The root cause of most of the problems in this area of the ice has been the team’s inability to clear traffic in front of their net. They have also been losing assignments on the ice due to an overeagerness to follow the puck instead of staying on their assignment. Those repeated breakdowns allow guys to skate in unopposed to the middle of the ice, and from there it’s simply a matter of sniping a shot home. They need to improve on their responsibility in a big way if they are going to continue improving in this area.
The Hawks’ goaltending, one of their biggest strengths last season, has been as inconsistent as any other area. While both Emery and Crawford have done a respectable job in keeping pucks out of the net with the defense struggling in front of them, there has still been plenty to question. Both keepers have been unable to show good rebound control, with Emery being an especially egregious offender in this area.

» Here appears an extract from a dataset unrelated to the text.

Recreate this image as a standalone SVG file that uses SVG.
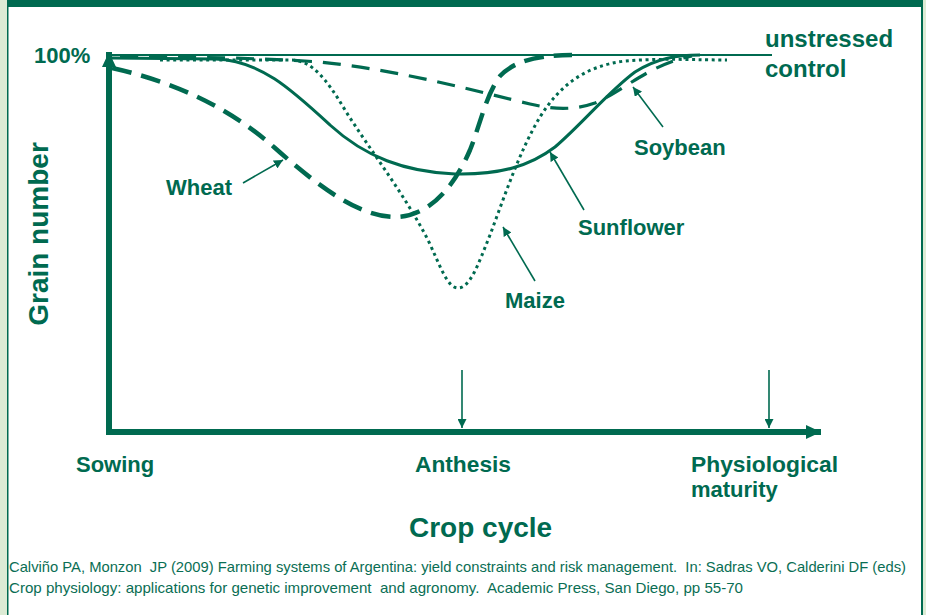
<svg xmlns="http://www.w3.org/2000/svg" width="926" height="615" viewBox="0 0 926 615">
<style>
.lbl{font-family:"Liberation Sans",Arial,sans-serif;font-weight:bold;fill:#006a50;}
.cite{font-family:"Liberation Sans Narrow","Liberation Sans",Arial,sans-serif;font-size:15px;fill:#0a6e54;white-space:pre;}
.curve{fill:none;stroke:#006a50;stroke-linejoin:round;}
.ann{fill:none;stroke:#006a50;stroke-width:1.6;}
</style>
<defs>
<marker id="ah" viewBox="0 0 10 10" refX="10" refY="5" markerWidth="9" markerHeight="9" markerUnits="userSpaceOnUse" orient="auto">
<path d="M0,0 L10,5 L0,10 z" fill="#006a50"/>
</marker>
<marker id="axh" viewBox="0 0 10 10" refX="10" refY="5" markerWidth="15" markerHeight="14" markerUnits="userSpaceOnUse" orient="auto" preserveAspectRatio="none">
<path d="M0,0 L10,5 L0,10 z" fill="#006a50"/>
</marker>
</defs>
<rect x="0" y="0" width="926" height="615" fill="#ffffff"/>
<!-- frame -->
<g id="frame">
<rect x="0" y="0" width="7" height="615" fill="#dcebd5"/>
<rect x="7" y="0" width="1.5" height="615" fill="#006a50"/>
<rect x="923" y="0" width="3" height="615" fill="#dcebd5"/>
<rect x="921" y="0" width="2" height="615" fill="#006a50"/>
<rect x="8" y="0" width="914" height="7" fill="#006a50"/>
</g>
<!-- axes -->
<g id="axes">
<line x1="109" y1="435" x2="109" y2="52" stroke="#006a50" stroke-width="6" marker-end="url(#axh)"/>
<line x1="106" y1="432" x2="821" y2="432" stroke="#006a50" stroke-width="6" marker-end="url(#axh)"/>
<line x1="112" y1="55" x2="772" y2="55" stroke="#006a50" stroke-width="2.2"/>
</g>
<!-- curves -->
<g id="curves">
<path id="sunflower" class="curve" stroke-width="3" d="M112,58 L215,59 C260,60 292,90 330,125 C365,157 405,172 455,174 C500,175 530,166 555,147 C582,124 608,92 635,72 C657,58 678,55 700,55"/>
<path id="wheat" class="curve" stroke-width="4.5" stroke-dasharray="20 10" d="M112,68 C175,82 230,108 275,148 C320,188 360,217 395,217 C430,217 455,185 470,150 C480,125 486,95 500,76 C515,60 540,55 572,55"/>
<path id="soybean" class="curve" stroke-width="3.2" stroke-dasharray="18 11" d="M120,57 C200,57 260,58 320,62 C400,70 480,92 530,104 C555,110 575,110 595,103 C625,90 650,64 692,56"/>
<path id="maize" class="curve" stroke-width="3" stroke-dasharray="3 3.6" d="M160,60 L292,60 C312,61 326,78 345,110 C370,150 405,195 428,240 C440,265 447,288 458,288 C470,288 478,265 490,235 C505,195 520,150 540,117 C560,85 585,66 625,61 C660,58 700,60 727,60"/>
</g>
<!-- connectors -->
<g id="connectors">
<line class="ann" x1="243" y1="183" x2="283" y2="160" marker-end="url(#ah)"/>
<line class="ann" x1="535" y1="281" x2="503" y2="227" marker-end="url(#ah)"/>
<line class="ann" x1="584" y1="210" x2="550" y2="152" marker-end="url(#ah)"/>
<line class="ann" x1="663" y1="127" x2="633" y2="87" marker-end="url(#ah)"/>
<line class="ann" x1="462" y1="370" x2="462" y2="428" marker-end="url(#ah)"/>
<line class="ann" x1="769" y1="370" x2="769" y2="428" marker-end="url(#ah)"/>
</g>
<!-- labels -->
<g id="label-100"><text class="lbl" x="34" y="63" font-size="22">100%</text></g>
<g id="label-control"><text class="lbl" x="765" y="47" font-size="24">unstressed</text><text class="lbl" x="765" y="77" font-size="24">control</text></g>
<g id="label-grain"><text class="lbl" font-size="28" text-anchor="middle" transform="translate(48,234) rotate(-90)">Grain number</text></g>
<g id="label-wheat"><text class="lbl" x="166" y="195" font-size="22">Wheat</text></g>
<g id="label-soybean"><text class="lbl" x="634" y="155" font-size="22">Soybean</text></g>
<g id="label-sunflower"><text class="lbl" x="578" y="235" font-size="22">Sunflower</text></g>
<g id="label-maize"><text class="lbl" x="505" y="308" font-size="22">Maize</text></g>
<g id="label-sowing"><text class="lbl" x="76" y="472" font-size="22">Sowing</text></g>
<g id="label-anthesis"><text class="lbl" x="415" y="472" font-size="22" textLength="96" lengthAdjust="spacingAndGlyphs">Anthesis</text></g>
<g id="label-maturity"><text class="lbl" x="691" y="472" font-size="22" textLength="147" lengthAdjust="spacingAndGlyphs">Physiological</text><text class="lbl" x="691" y="497" font-size="22">maturity</text></g>
<g id="label-cropcycle"><text class="lbl" x="409" y="537" font-size="28">Crop cycle</text></g>
<g id="citation">
<text class="cite" x="9" y="572" textLength="897" lengthAdjust="spacingAndGlyphs">Calviño PA, Monzon  JP (2009) Farming systems of Argentina: yield constraints and risk management.  In: Sadras VO, Calderini DF (eds)</text>
<text class="cite" x="9" y="593" textLength="734" lengthAdjust="spacingAndGlyphs">Crop physiology: applications for genetic improvement  and agronomy.  Academic Press, San Diego, pp 55-70</text>
</g>
</svg>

In addition, Crawford has had several games in which he simply looked disinterested, and while it has to be hard to bail out his defense as often as he does, he has to step up his game more often than he has. He is the team’s primary goaltender, and his penchant for giving up soft goals at random intervals this season has been disturbing to say the least.
The Blackhawks’ inconsistency hasn’t kept them from being one of the top teams in the NHL all season, and there is something to be said for that. They have played well a lot this season, but it is absolutely right to question whether or not that inability to put out a consistent 60 minute effort every night will have an adverse effect on the team’s chances of making serious noise in the playoffs.
If Stan Bowman can get a defenseman to put on the team’s second defensive pairing and bump Leddy down to lessen some of the pressure on the youngster, and if they can pick up another solid center so that Kane and Sharp can stay out on the wing where Quenneville prefers them, then this team could very well go deep into the spring, and perhaps have another parade route to plan down Michigan Avenue.